Provided information
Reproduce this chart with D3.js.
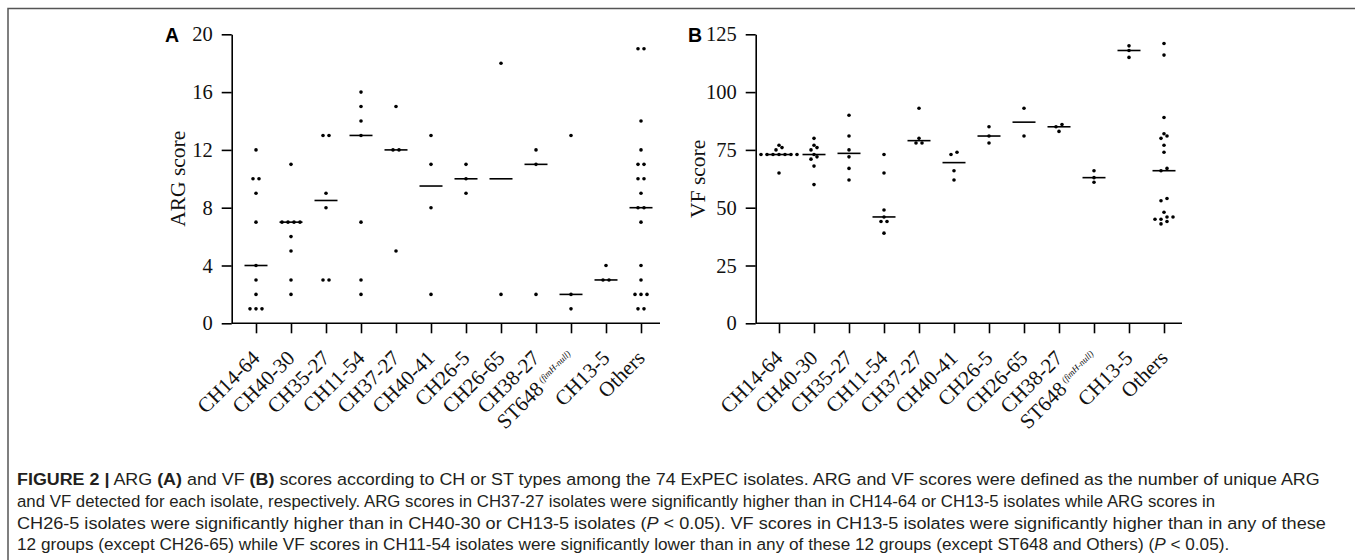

==

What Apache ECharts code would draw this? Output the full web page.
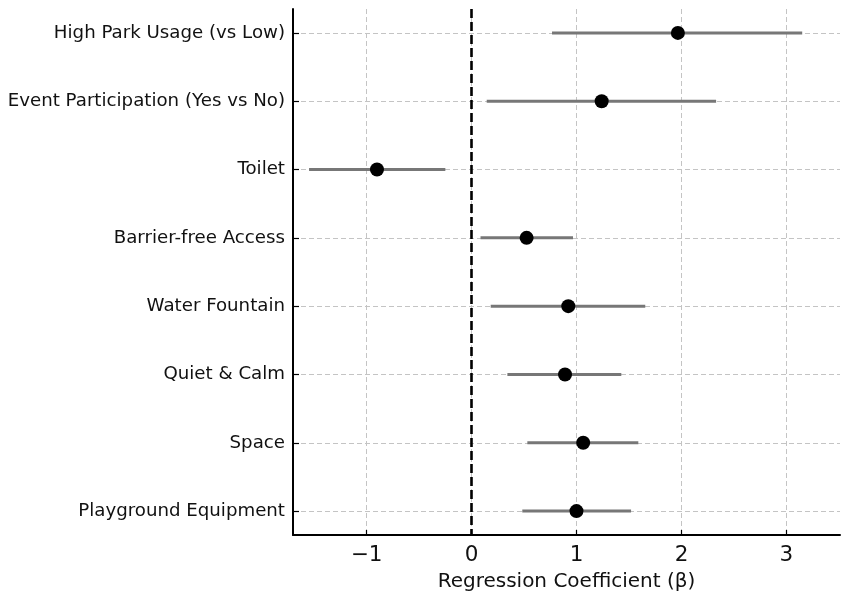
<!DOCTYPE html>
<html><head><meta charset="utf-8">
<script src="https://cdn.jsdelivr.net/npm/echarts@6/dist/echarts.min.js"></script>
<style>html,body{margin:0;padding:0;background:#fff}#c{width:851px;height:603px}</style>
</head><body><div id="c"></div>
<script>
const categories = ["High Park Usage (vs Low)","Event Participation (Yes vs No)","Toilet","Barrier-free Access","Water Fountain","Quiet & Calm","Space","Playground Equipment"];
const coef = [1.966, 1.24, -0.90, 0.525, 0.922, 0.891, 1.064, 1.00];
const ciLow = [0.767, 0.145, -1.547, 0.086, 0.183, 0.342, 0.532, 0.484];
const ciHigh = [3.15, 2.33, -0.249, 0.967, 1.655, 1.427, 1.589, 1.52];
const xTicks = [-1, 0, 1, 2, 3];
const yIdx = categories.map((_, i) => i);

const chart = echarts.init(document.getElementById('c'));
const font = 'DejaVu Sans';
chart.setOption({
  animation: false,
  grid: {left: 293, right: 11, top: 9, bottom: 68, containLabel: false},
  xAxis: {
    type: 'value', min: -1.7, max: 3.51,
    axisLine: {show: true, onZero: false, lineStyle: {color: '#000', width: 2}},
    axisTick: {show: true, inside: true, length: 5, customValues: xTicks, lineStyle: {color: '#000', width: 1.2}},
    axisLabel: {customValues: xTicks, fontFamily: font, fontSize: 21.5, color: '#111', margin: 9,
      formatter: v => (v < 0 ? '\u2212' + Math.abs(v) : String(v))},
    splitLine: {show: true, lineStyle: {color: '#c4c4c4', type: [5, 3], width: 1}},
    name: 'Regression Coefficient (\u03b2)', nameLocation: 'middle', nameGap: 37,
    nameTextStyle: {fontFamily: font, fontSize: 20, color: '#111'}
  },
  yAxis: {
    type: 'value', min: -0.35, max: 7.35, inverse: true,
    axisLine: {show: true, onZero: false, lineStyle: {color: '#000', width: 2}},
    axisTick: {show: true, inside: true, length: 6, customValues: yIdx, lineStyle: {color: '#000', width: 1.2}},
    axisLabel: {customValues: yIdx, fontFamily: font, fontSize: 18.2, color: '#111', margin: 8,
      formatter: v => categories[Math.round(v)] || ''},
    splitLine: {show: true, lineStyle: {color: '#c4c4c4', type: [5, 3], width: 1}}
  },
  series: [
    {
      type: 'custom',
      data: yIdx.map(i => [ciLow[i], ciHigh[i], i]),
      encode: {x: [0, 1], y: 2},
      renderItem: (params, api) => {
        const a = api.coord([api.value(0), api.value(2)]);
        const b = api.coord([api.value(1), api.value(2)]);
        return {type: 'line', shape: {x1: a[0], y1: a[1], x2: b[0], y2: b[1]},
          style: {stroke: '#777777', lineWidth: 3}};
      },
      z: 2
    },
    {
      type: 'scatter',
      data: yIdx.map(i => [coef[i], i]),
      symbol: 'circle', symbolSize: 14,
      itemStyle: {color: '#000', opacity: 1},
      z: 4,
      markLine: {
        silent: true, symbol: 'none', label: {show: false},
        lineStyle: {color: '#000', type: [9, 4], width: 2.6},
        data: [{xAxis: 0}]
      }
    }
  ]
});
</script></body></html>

Written task
Work through the data and report how many of its lines hold the word "this", giving only the figure.

Exercise solution
2